(What you are asked to do)
Return each line of the data below verbatim; pictures are to be left out.
>>>
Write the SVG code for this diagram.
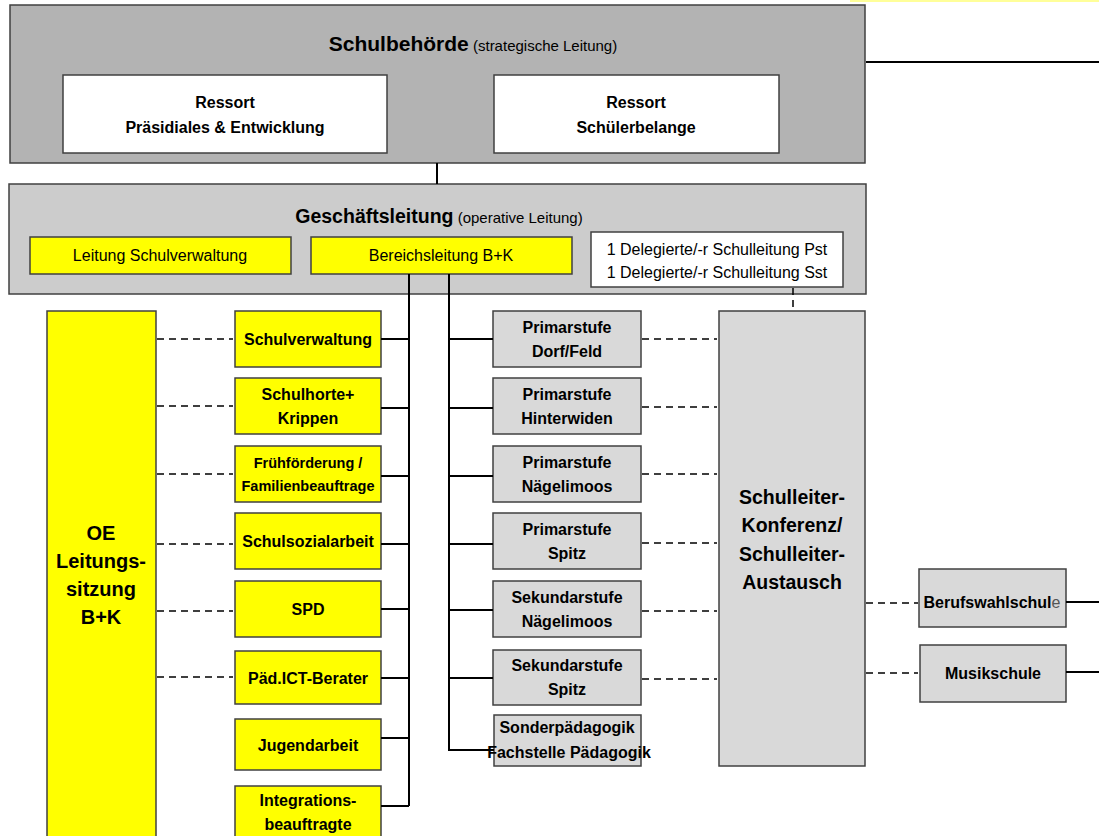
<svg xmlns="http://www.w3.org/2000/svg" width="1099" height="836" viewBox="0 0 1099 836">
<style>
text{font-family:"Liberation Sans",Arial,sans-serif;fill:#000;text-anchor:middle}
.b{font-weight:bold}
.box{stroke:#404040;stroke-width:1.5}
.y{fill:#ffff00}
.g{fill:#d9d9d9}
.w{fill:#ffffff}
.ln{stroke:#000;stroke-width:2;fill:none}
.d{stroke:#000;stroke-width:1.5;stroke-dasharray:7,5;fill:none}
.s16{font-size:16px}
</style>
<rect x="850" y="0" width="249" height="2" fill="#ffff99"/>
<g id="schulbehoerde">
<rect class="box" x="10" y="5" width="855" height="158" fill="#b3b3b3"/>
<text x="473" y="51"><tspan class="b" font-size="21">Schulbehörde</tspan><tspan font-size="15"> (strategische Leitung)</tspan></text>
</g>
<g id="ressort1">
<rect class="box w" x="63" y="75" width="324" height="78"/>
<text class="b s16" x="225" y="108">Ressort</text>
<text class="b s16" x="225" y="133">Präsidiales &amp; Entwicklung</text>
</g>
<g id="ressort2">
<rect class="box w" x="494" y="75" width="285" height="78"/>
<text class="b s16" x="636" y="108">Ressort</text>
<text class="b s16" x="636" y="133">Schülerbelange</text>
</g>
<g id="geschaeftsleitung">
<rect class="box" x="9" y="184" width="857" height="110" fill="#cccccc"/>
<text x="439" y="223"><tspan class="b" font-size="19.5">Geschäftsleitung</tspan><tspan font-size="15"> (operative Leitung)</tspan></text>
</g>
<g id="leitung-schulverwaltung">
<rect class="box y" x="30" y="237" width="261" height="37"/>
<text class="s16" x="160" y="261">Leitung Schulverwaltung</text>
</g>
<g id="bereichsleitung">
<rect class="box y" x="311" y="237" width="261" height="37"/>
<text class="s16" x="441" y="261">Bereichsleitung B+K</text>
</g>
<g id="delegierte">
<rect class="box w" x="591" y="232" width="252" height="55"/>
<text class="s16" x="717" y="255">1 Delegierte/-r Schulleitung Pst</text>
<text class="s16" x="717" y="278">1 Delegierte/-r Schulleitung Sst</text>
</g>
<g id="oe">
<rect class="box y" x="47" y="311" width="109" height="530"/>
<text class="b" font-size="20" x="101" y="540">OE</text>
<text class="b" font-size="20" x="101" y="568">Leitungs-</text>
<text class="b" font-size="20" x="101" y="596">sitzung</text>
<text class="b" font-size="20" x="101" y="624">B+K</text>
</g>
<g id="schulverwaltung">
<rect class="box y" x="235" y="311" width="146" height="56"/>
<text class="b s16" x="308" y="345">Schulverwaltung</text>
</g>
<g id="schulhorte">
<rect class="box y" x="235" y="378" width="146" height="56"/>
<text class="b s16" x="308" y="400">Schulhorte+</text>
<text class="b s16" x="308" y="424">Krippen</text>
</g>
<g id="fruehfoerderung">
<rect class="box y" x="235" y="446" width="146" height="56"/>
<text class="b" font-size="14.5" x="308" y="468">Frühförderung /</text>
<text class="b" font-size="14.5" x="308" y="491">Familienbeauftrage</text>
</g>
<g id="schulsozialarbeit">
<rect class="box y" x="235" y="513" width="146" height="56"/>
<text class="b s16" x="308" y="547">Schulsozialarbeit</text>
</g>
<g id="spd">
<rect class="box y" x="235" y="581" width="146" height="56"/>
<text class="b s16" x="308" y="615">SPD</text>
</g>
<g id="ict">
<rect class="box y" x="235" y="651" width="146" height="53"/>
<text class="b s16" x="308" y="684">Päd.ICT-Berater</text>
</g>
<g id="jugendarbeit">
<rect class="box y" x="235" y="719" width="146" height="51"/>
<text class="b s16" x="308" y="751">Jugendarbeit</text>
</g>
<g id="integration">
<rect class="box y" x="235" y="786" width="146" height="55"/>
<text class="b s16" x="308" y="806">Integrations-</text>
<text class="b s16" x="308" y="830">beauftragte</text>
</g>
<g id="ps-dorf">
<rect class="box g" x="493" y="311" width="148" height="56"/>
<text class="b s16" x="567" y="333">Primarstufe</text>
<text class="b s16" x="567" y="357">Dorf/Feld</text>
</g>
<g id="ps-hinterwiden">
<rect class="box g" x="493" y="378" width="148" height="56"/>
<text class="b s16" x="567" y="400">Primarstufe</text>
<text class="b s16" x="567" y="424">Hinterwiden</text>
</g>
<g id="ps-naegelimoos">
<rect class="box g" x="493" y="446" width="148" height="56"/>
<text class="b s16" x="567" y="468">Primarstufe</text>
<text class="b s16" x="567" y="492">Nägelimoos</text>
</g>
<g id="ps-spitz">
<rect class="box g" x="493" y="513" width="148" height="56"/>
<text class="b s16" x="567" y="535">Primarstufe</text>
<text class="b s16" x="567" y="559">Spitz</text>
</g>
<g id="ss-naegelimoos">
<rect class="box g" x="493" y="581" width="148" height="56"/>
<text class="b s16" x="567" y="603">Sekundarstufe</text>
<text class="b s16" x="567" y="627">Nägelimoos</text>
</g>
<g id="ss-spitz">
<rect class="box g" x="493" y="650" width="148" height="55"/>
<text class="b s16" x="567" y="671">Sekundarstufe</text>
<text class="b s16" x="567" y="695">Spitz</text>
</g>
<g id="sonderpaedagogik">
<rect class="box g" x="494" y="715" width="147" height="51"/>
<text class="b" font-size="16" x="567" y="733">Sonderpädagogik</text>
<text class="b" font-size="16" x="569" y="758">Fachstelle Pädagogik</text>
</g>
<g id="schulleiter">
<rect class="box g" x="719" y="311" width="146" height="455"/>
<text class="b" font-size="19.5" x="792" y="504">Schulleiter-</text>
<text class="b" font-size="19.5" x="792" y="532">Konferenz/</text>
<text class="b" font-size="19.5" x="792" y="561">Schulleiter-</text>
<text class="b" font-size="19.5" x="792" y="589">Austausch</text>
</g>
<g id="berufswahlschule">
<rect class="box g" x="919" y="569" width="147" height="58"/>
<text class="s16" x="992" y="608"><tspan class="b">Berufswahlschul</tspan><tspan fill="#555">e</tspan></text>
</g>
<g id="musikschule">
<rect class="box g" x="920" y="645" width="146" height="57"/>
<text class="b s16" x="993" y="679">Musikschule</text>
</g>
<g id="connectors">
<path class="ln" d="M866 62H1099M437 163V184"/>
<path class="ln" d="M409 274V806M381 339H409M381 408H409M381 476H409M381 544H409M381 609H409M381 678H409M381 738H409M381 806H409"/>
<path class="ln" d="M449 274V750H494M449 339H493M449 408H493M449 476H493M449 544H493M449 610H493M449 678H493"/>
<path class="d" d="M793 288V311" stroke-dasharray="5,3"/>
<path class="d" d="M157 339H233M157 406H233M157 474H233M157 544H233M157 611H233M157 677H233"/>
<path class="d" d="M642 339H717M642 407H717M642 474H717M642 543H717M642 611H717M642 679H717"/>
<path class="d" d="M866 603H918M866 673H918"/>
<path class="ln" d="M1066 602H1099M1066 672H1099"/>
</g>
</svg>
<<<
(Result)
Write the SVG code for this diagram.
<svg xmlns="http://www.w3.org/2000/svg" width="1099" height="836" viewBox="0 0 1099 836">
<style>
text{font-family:"Liberation Sans",Arial,sans-serif;fill:#000;text-anchor:middle}
.b{font-weight:bold}
.box{stroke:#404040;stroke-width:1.5}
.y{fill:#ffff00}
.g{fill:#d9d9d9}
.w{fill:#ffffff}
.ln{stroke:#000;stroke-width:2;fill:none}
.d{stroke:#000;stroke-width:1.5;stroke-dasharray:7,5;fill:none}
.s16{font-size:16px}
</style>
<rect x="850" y="0" width="249" height="2" fill="#ffff99"/>
<g id="schulbehoerde">
<rect class="box" x="10" y="5" width="855" height="158" fill="#b3b3b3"/>
<text x="473" y="51"><tspan class="b" font-size="21">Schulbehörde</tspan><tspan font-size="15"> (strategische Leitung)</tspan></text>
</g>
<g id="ressort1">
<rect class="box w" x="63" y="75" width="324" height="78"/>
<text class="b s16" x="225" y="108">Ressort</text>
<text class="b s16" x="225" y="133">Präsidiales &amp; Entwicklung</text>
</g>
<g id="ressort2">
<rect class="box w" x="494" y="75" width="285" height="78"/>
<text class="b s16" x="636" y="108">Ressort</text>
<text class="b s16" x="636" y="133">Schülerbelange</text>
</g>
<g id="geschaeftsleitung">
<rect class="box" x="9" y="184" width="857" height="110" fill="#cccccc"/>
<text x="439" y="223"><tspan class="b" font-size="19.5">Geschäftsleitung</tspan><tspan font-size="15"> (operative Leitung)</tspan></text>
</g>
<g id="leitung-schulverwaltung">
<rect class="box y" x="30" y="237" width="261" height="37"/>
<text class="s16" x="160" y="261">Leitung Schulverwaltung</text>
</g>
<g id="bereichsleitung">
<rect class="box y" x="311" y="237" width="261" height="37"/>
<text class="s16" x="441" y="261">Bereichsleitung B+K</text>
</g>
<g id="delegierte">
<rect class="box w" x="591" y="232" width="252" height="55"/>
<text class="s16" x="717" y="255">1 Delegierte/-r Schulleitung Pst</text>
<text class="s16" x="717" y="278">1 Delegierte/-r Schulleitung Sst</text>
</g>
<g id="oe">
<rect class="box y" x="47" y="311" width="109" height="530"/>
<text class="b" font-size="20" x="101" y="540">OE</text>
<text class="b" font-size="20" x="101" y="568">Leitungs-</text>
<text class="b" font-size="20" x="101" y="596">sitzung</text>
<text class="b" font-size="20" x="101" y="624">B+K</text>
</g>
<g id="schulverwaltung">
<rect class="box y" x="235" y="311" width="146" height="56"/>
<text class="b s16" x="308" y="345">Schulverwaltung</text>
</g>
<g id="schulhorte">
<rect class="box y" x="235" y="378" width="146" height="56"/>
<text class="b s16" x="308" y="400">Schulhorte+</text>
<text class="b s16" x="308" y="424">Krippen</text>
</g>
<g id="fruehfoerderung">
<rect class="box y" x="235" y="446" width="146" height="56"/>
<text class="b" font-size="14.5" x="308" y="468">Frühförderung /</text>
<text class="b" font-size="14.5" x="308" y="491">Familienbeauftrage</text>
</g>
<g id="schulsozialarbeit">
<rect class="box y" x="235" y="513" width="146" height="56"/>
<text class="b s16" x="308" y="547">Schulsozialarbeit</text>
</g>
<g id="spd">
<rect class="box y" x="235" y="581" width="146" height="56"/>
<text class="b s16" x="308" y="615">SPD</text>
</g>
<g id="ict">
<rect class="box y" x="235" y="651" width="146" height="53"/>
<text class="b s16" x="308" y="684">Päd.ICT-Berater</text>
</g>
<g id="jugendarbeit">
<rect class="box y" x="235" y="719" width="146" height="51"/>
<text class="b s16" x="308" y="751">Jugendarbeit</text>
</g>
<g id="integration">
<rect class="box y" x="235" y="786" width="146" height="55"/>
<text class="b s16" x="308" y="806">Integrations-</text>
<text class="b s16" x="308" y="830">beauftragte</text>
</g>
<g id="ps-dorf">
<rect class="box g" x="493" y="311" width="148" height="56"/>
<text class="b s16" x="567" y="333">Primarstufe</text>
<text class="b s16" x="567" y="357">Dorf/Feld</text>
</g>
<g id="ps-hinterwiden">
<rect class="box g" x="493" y="378" width="148" height="56"/>
<text class="b s16" x="567" y="400">Primarstufe</text>
<text class="b s16" x="567" y="424">Hinterwiden</text>
</g>
<g id="ps-naegelimoos">
<rect class="box g" x="493" y="446" width="148" height="56"/>
<text class="b s16" x="567" y="468">Primarstufe</text>
<text class="b s16" x="567" y="492">Nägelimoos</text>
</g>
<g id="ps-spitz">
<rect class="box g" x="493" y="513" width="148" height="56"/>
<text class="b s16" x="567" y="535">Primarstufe</text>
<text class="b s16" x="567" y="559">Spitz</text>
</g>
<g id="ss-naegelimoos">
<rect class="box g" x="493" y="581" width="148" height="56"/>
<text class="b s16" x="567" y="603">Sekundarstufe</text>
<text class="b s16" x="567" y="627">Nägelimoos</text>
</g>
<g id="ss-spitz">
<rect class="box g" x="493" y="650" width="148" height="55"/>
<text class="b s16" x="567" y="671">Sekundarstufe</text>
<text class="b s16" x="567" y="695">Spitz</text>
</g>
<g id="sonderpaedagogik">
<rect class="box g" x="494" y="715" width="147" height="51"/>
<text class="b" font-size="16" x="567" y="733">Sonderpädagogik</text>
<text class="b" font-size="16" x="569" y="758">Fachstelle Pädagogik</text>
</g>
<g id="schulleiter">
<rect class="box g" x="719" y="311" width="146" height="455"/>
<text class="b" font-size="19.5" x="792" y="504">Schulleiter-</text>
<text class="b" font-size="19.5" x="792" y="532">Konferenz/</text>
<text class="b" font-size="19.5" x="792" y="561">Schulleiter-</text>
<text class="b" font-size="19.5" x="792" y="589">Austausch</text>
</g>
<g id="berufswahlschule">
<rect class="box g" x="919" y="569" width="147" height="58"/>
<text class="s16" x="992" y="608"><tspan class="b">Berufswahlschul</tspan><tspan fill="#555">e</tspan></text>
</g>
<g id="musikschule">
<rect class="box g" x="920" y="645" width="146" height="57"/>
<text class="b s16" x="993" y="679">Musikschule</text>
</g>
<g id="connectors">
<path class="ln" d="M866 62H1099M437 163V184"/>
<path class="ln" d="M409 274V806M381 339H409M381 408H409M381 476H409M381 544H409M381 609H409M381 678H409M381 738H409M381 806H409"/>
<path class="ln" d="M449 274V750H494M449 339H493M449 408H493M449 476H493M449 544H493M449 610H493M449 678H493"/>
<path class="d" d="M793 288V311" stroke-dasharray="5,3"/>
<path class="d" d="M157 339H233M157 406H233M157 474H233M157 544H233M157 611H233M157 677H233"/>
<path class="d" d="M642 339H717M642 407H717M642 474H717M642 543H717M642 611H717M642 679H717"/>
<path class="d" d="M866 603H918M866 673H918"/>
<path class="ln" d="M1066 602H1099M1066 672H1099"/>
</g>
</svg>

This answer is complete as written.